Dataset excerpt:
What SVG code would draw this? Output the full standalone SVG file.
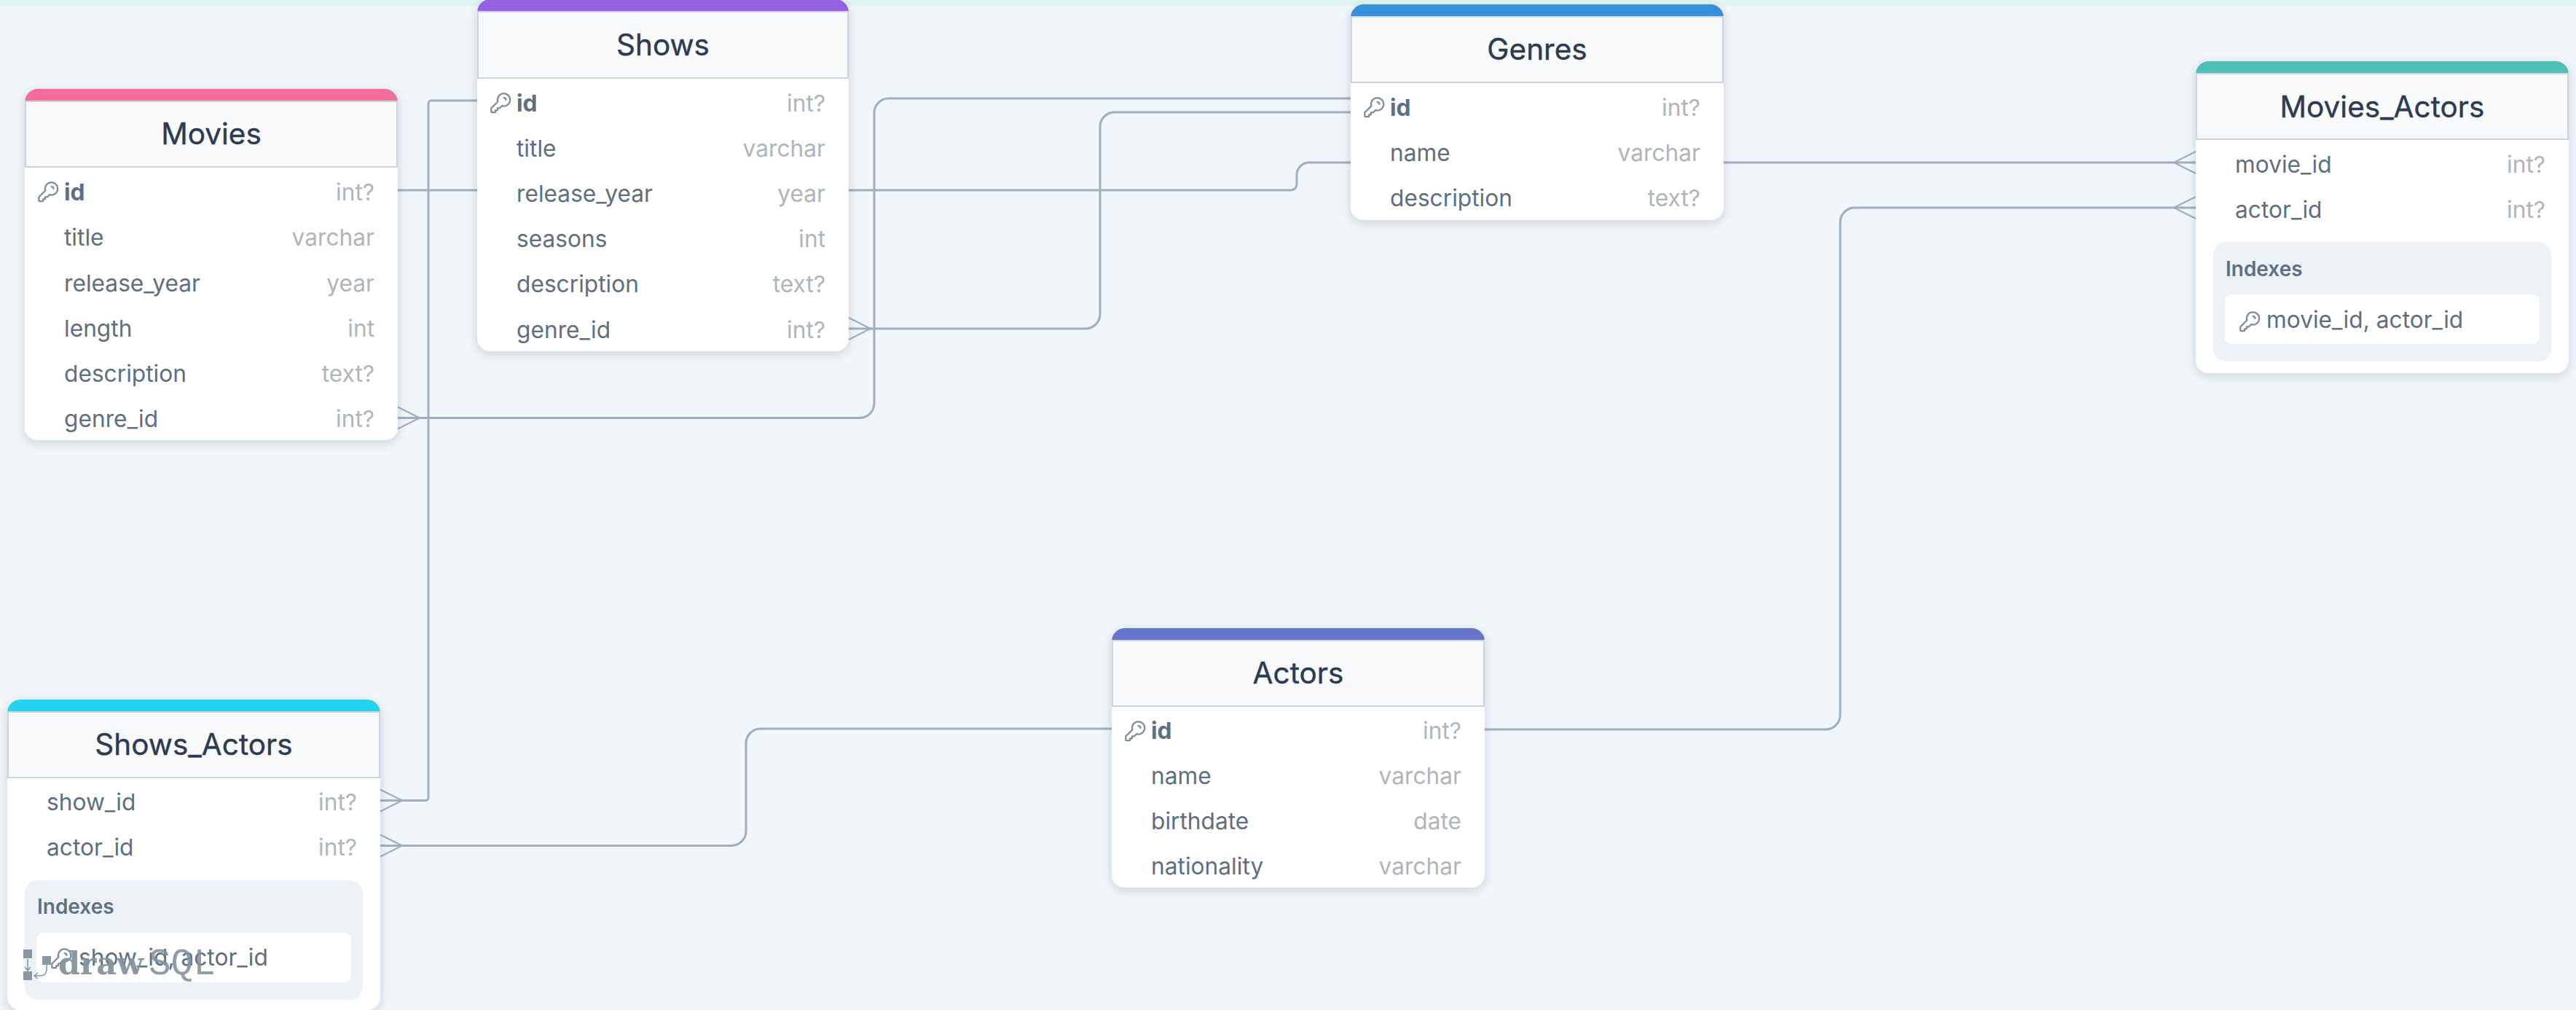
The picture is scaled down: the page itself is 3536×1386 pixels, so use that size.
<svg xmlns="http://www.w3.org/2000/svg" width="3536" height="1386" viewBox="0 0 3536 1386">
<style>
text{font-family:Inter,"Liberation Sans",sans-serif}
.card{fill:#fff;filter:url(#sh)}
.head{fill:#f8fafc;stroke:#cbd5e0;stroke-width:2}
.title{font-size:40.5px;fill:#2d3b50;stroke:#2d3b50;stroke-width:0.4;text-anchor:middle}
.n{font-size:31.7px;fill:#606f7f}
.pk{font-weight:700}
.t{font-size:31.7px;fill:#b0b5ba;text-anchor:end}
.ix{fill:#edf2f7}
.ixw{fill:#fff}
.ixl{font-size:28px;font-weight:600;fill:#5f6f85}
.ln{fill:none;stroke:#a0aec0;stroke-width:3}
.cr{fill:none;stroke:#a0aec0;stroke-width:2.2}
.key{fill:none;stroke:#7f8c99;stroke-width:1.6;stroke-linecap:round;stroke-linejoin:round}
.wm{font-family:"Liberation Mono",monospace;font-size:51px;fill:#8493a0}
.wb{font-family:"DejaVu Serif",serif;font-size:43px;font-weight:700;fill:#8493a0}
</style>
<defs>
<filter id="sh" x="-10%" y="-10%" width="120%" height="125%"><feDropShadow dx="0" dy="4" stdDeviation="7" flood-color="#1a2b3c" flood-opacity="0.16"/></filter>
<symbol id="k" viewBox="0 0 24 24" width="34.5" height="34.5" overflow="visible"><path class="key" d="M15 7a2 2 0 012 2m4 0a6 6 0 01-7.743 5.743L11 17H9v2H7v2H4a1 1 0 01-1-1v-2.586a1 1 0 01.293-.707l5.964-5.964A6 6 0 1121 9z"/></symbol>
<path id="cr" class="cr" d="M0 -15L30 0L0 15M0 0H30"/>
</defs>
<rect width="3536" height="1386" fill="#f0f6f9"/>
<rect width="3536" height="8" fill="#dff5f2"/>
<g id="connectors">
<path class="ln" d="M655 138H592A4 4 0 0 0 588 142V1094.500A4 4 0 0 1 584 1098.500H522"/>
<path class="ln" d="M546 261H1772A8 8 0 0 0 1780 253V240A17 17 0 0 1 1797 223H3014"/>
<path class="ln" d="M546 573.500H1180A20 20 0 0 0 1200 553.500V155A20 20 0 0 1 1220 135H1854"/>
<path class="ln" d="M1165 451H1490A20 20 0 0 0 1510 431V174A20 20 0 0 1 1530 154H1854"/>
<path class="ln" d="M2038 1001H2506A20 20 0 0 0 2526 981V305A20 20 0 0 1 2546 285H3014"/>
<path class="ln" d="M1526 1000H1044A20 20 0 0 0 1024 1020V1140.500A20 20 0 0 1 1004 1160.500H522"/>
<use href="#cr" transform="translate(546 573.500)"/>
<use href="#cr" transform="translate(1165 451)"/>
<use href="#cr" transform="translate(522 1098.500)"/>
<use href="#cr" transform="translate(522 1160.500)"/>
<use href="#cr" transform="translate(3014 223) scale(-1 1)"/>
<use href="#cr" transform="translate(3014 285) scale(-1 1)"/>
</g>
<g id="Movies" transform="translate(34 122)">
<rect class="card" width="512" height="482" rx="18"/>
<path fill="#f66d9b" d="M0 17V18A18 18 0 0 1 18 0H494A18 18 0 0 1 512 18V17Z"/>
<rect class="head" x="1" y="17" width="510" height="90"/>
<text class="title" x="256" y="75.500">Movies</text>
<use href="#k" x="15" y="124"/>
<text class="n pk" x="54" y="152.500">id</text><text class="t" x="480" y="152.500">int?</text>
<text class="n" x="54" y="215">title</text><text class="t" x="480" y="215">varchar</text>
<text class="n" x="54" y="277.500">release_year</text><text class="t" x="480" y="277.500">year</text>
<text class="n" x="54" y="339.500">length</text><text class="t" x="480" y="339.500">int</text>
<text class="n" x="54" y="401.500">description</text><text class="t" x="480" y="401.500">text?</text>
<text class="n" x="54" y="464">genre_id</text><text class="t" x="480" y="464">int?</text>
</g>
<g id="Shows" transform="translate(655 -1)">
<rect class="card" width="510" height="483" rx="18"/>
<path fill="#9561e2" d="M0 17V18A18 18 0 0 1 18 0H492A18 18 0 0 1 510 18V17Z"/>
<rect class="head" x="1" y="17" width="508" height="91"/>
<text class="title" x="255" y="76.500">Shows</text>
<use href="#k" x="15" y="125"/>
<text class="n pk" x="54" y="153.500">id</text><text class="t" x="478" y="153.500">int?</text>
<text class="n" x="54" y="216">title</text><text class="t" x="478" y="216">varchar</text>
<text class="n" x="54" y="278">release_year</text><text class="t" x="478" y="278">year</text>
<text class="n" x="54" y="340">seasons</text><text class="t" x="478" y="340">int</text>
<text class="n" x="54" y="402">description</text><text class="t" x="478" y="402">text?</text>
<text class="n" x="54" y="465">genre_id</text><text class="t" x="478" y="465">int?</text>
</g>
<g id="Genres" transform="translate(1854 6)">
<rect class="card" width="512" height="296" rx="18"/>
<path fill="#3490dc" d="M0 17V18A18 18 0 0 1 18 0H494A18 18 0 0 1 512 18V17Z"/>
<rect class="head" x="1" y="17" width="510" height="90"/>
<text class="title" x="256" y="76">Genres</text>
<use href="#k" x="15" y="124"/>
<text class="n pk" x="54" y="152.500">id</text><text class="t" x="480" y="152.500">int?</text>
<text class="n" x="54" y="214.500">name</text><text class="t" x="480" y="214.500">varchar</text>
<text class="n" x="54" y="277">description</text><text class="t" x="480" y="277">text?</text>
</g>
<g id="Movies_Actors" transform="translate(3014 84)">
<rect class="card" width="512" height="428" rx="18"/>
<path fill="#4dc0b5" d="M0 17V18A18 18 0 0 1 18 0H494A18 18 0 0 1 512 18V17Z"/>
<rect class="head" x="1" y="17" width="510" height="90"/>
<text class="title" x="256" y="76.500">Movies_Actors</text>
<text class="n" x="54" y="152.500">movie_id</text><text class="t" x="480" y="152.500">int?</text>
<text class="n" x="54" y="214.500">actor_id</text><text class="t" x="480" y="214.500">int?</text>
<rect class="ix" x="24" y="248" width="464" height="164" rx="18"/>
<text class="ixl" x="41" y="295">Indexes</text>
<rect class="ixw" x="40" y="320" width="432" height="68" rx="9"/>
<use href="#k" x="57" y="340"/>
<text class="n" x="97" y="366">movie_id, actor_id</text>
</g>
<g id="Actors" transform="translate(1526 862)">
<rect class="card" width="512" height="356" rx="18"/>
<path fill="#6574cd" d="M0 17V18A18 18 0 0 1 18 0H494A18 18 0 0 1 512 18V17Z"/>
<rect class="head" x="1" y="17" width="510" height="90"/>
<text class="title" x="256" y="76">Actors</text>
<use href="#k" x="15" y="124"/>
<text class="n pk" x="54" y="152">id</text><text class="t" x="480" y="152">int?</text>
<text class="n" x="54" y="214">name</text><text class="t" x="480" y="214">varchar</text>
<text class="n" x="54" y="276">birthdate</text><text class="t" x="480" y="276">date</text>
<text class="n" x="54" y="338">nationality</text><text class="t" x="480" y="338">varchar</text>
</g>
<g id="Shows_Actors" transform="translate(10 960)">
<rect class="card" width="512" height="426" rx="18"/>
<path fill="#21d4ef" d="M0 17V18A18 18 0 0 1 18 0H494A18 18 0 0 1 512 18V17Z"/>
<rect class="head" x="1" y="17" width="510" height="90"/>
<text class="title" x="256" y="76">Shows_Actors</text>
<text class="n" x="54" y="152">show_id</text><text class="t" x="480" y="152">int?</text>
<text class="n" x="54" y="214">actor_id</text><text class="t" x="480" y="214">int?</text>
<rect class="ix" x="24" y="248" width="464" height="164" rx="18"/>
<text class="ixl" x="41" y="294">Indexes</text>
<rect class="ixw" x="40" y="320" width="432" height="68" rx="9"/>
<use href="#k" x="57" y="338"/>
<text class="n" x="98" y="365">show_id, actor_id</text>
</g>
<g id="watermark" opacity="0.95">
<rect x="32" y="1303" width="12" height="12" fill="#8493a0"/>
<rect x="32" y="1333" width="12" height="12" fill="#8493a0"/>
<rect x="58" y="1312" width="12" height="12" fill="#8493a0"/>
<path fill="none" stroke="#8493a0" stroke-width="1.6" d="M38 1316V1331M34 1327L38 1332L42 1327M64 1324V1330Q64 1339 55 1339H47M52 1335L47 1339L52 1343"/>
<text class="wb" x="80" y="1337" textLength="117">draw</text>
<text class="wm" x="204" y="1337" opacity="0.95">SQL</text>
</g>
</svg>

Aim: Copy each line of the listing that includes "draw".

Solved exercise:
What SVG code would draw this? Output the full standalone SVG file.
<text class="wb" x="80" y="1337" textLength="117">draw</text>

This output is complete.